24 de janeiro de 2024

A palavra de um homem já não vale um molho de grelos

Neste último Sábado, não sei se repararam mas esteve um bonito dia de sol, como já não há algum tempo. Assim, porque isto de pedalar só é prazeroso se pelo menos com sol, lá tirei a bicicleta do sossego e lançámo-nos à estrada.

Ía ali por Cesar, já próximo das onze horas, quando me aproximei de um outro ciclista de fim-de-semana e porque se rolava no plano metemos conversa. Disse-me que já tinha subido e descido a Freita. Como os ciclistas tendem a exagerar  nas suas façanhas, respondi-lhe que também já tinha ido a Arouca e subido à Senhora da Mó, pelo que já trazia uns valentes quilómetros nas pernas e apanhado um frio do caralho. É certo que já subi à Senhora da Mó pelo menos uma meia-dúzia de vezes e mais do que isso à Freita, mas não nesse dia. 

Lá aceitamos como verdadeiras as gabarolices mútuas e com naturalidade continuamos a conversa, de onde era, idade, peso, etc, coisas relevantes para quem pedala. Disse-me que vivia ali pelos lados do Loureiro, de Oliveira de Azeméis, e seria um pouco mais novo e bem mais leve do que eu.

Já na estrada de Vale de Cambra para S. João da Madeira, ali por Pindelo, viu na berma um vendedor de frutas e legumes e ao ver uns bons molhos de grelos disse que ía parar para comprar. Achei estranho e fiquei curioso em como é que havia ele de transportar um molho de grelos até ao Loureiro. Talvez com a saca pendurada no volante, amarrada no quadro ou enfiada dentro da jérsey o que lhe daria um ar de barrigudo, mas que seria seguramente um empecilho. Mas lá parei com ele para assistir ao negócio, até porque também gosto de grelos, mas seguramente que não os compraria ali pela simples razão de não ver como os transportar e ainda longe de casa e com subidas pela frente.

Lá viu os grelos, pediu o preço, e dispô-se a levá-los e já os imaginava verdes, tenros e fumegantes a fazer companhia a uns rojões, mas quando ía para pagar deu conta que não tinha levado a carteira nem dinheiro. Então, porque pretendia ainda ir a tempo de a esposa os meter na panela ao almoço, questionou o vendedor se os poderia levar e que pela parte da tarde teria que ir a Carregosa pelo que passaria por ali e pagaria os grelos. Ora o vendedor, já estranhado por ver um ciclista em calças de licra a comprar grelos na berma da estrada, não lhe confiando na palavra, disse que não poderia fazer isso, que tivesse paciência. Que passasse ali depois do almoço, que ainda deveria ter, e que se quisesse até os reservava. O ciclista, desconsiderado e desacreditado na palavra e porque os pretendia comer ao almoço, desejoso com uma mulher prenha, virou costas e desistiu dos grelos. Pouco depois despedimo-nos. Ele cortou à esquerda  na variante e atalhou para Oliveira de Azemeis e eu para Cesar a caminho de casa.
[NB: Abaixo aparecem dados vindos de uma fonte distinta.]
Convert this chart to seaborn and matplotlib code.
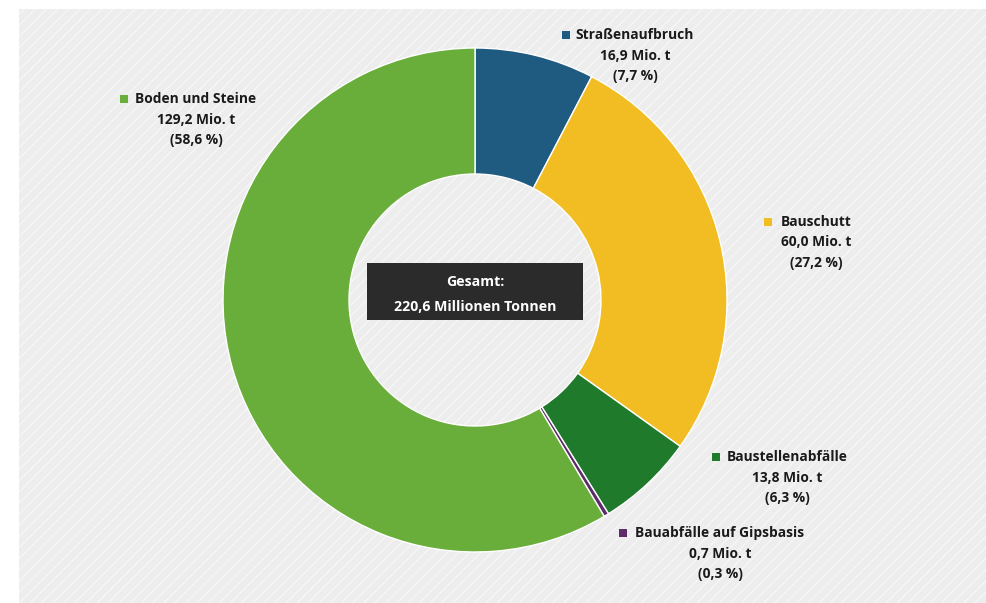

Pela subida até ao Mergulhão, não pude, entre sorrisos e algum espanto, deixar de rever aquela cena, algo caricata mas que teve um significado profundo, o de que por estes tempos a palavra pouco ou nada vale. Noutros tempos a palavra dada era sagrada e honrada e até se pagaria com a vida se não cumprida, como aprendemos com o quadro histórico de Egas Moniz, aio de D. Afonso Henriques por quem dera palavra ao rei de leão e Castela, Afonso VII, para este levantar o cerco a Guimarães. O jovem príncipe recusou a vassalagem prometida e o aio ficou em incumprimento da sua palavra e honra e desse modo apresentou-se com a sua família de corda ao pescoço perante o rei castelhano, como penhor da sua promessa não cumprida.

 Mas isso foi noutros tempos e de gente que levava a palavra jurada a sério. Pelo contrário, nos tempos que correm a palavra de honra  já nada vale, nem sequer dois euros e meio, o preço de um molho de grelos.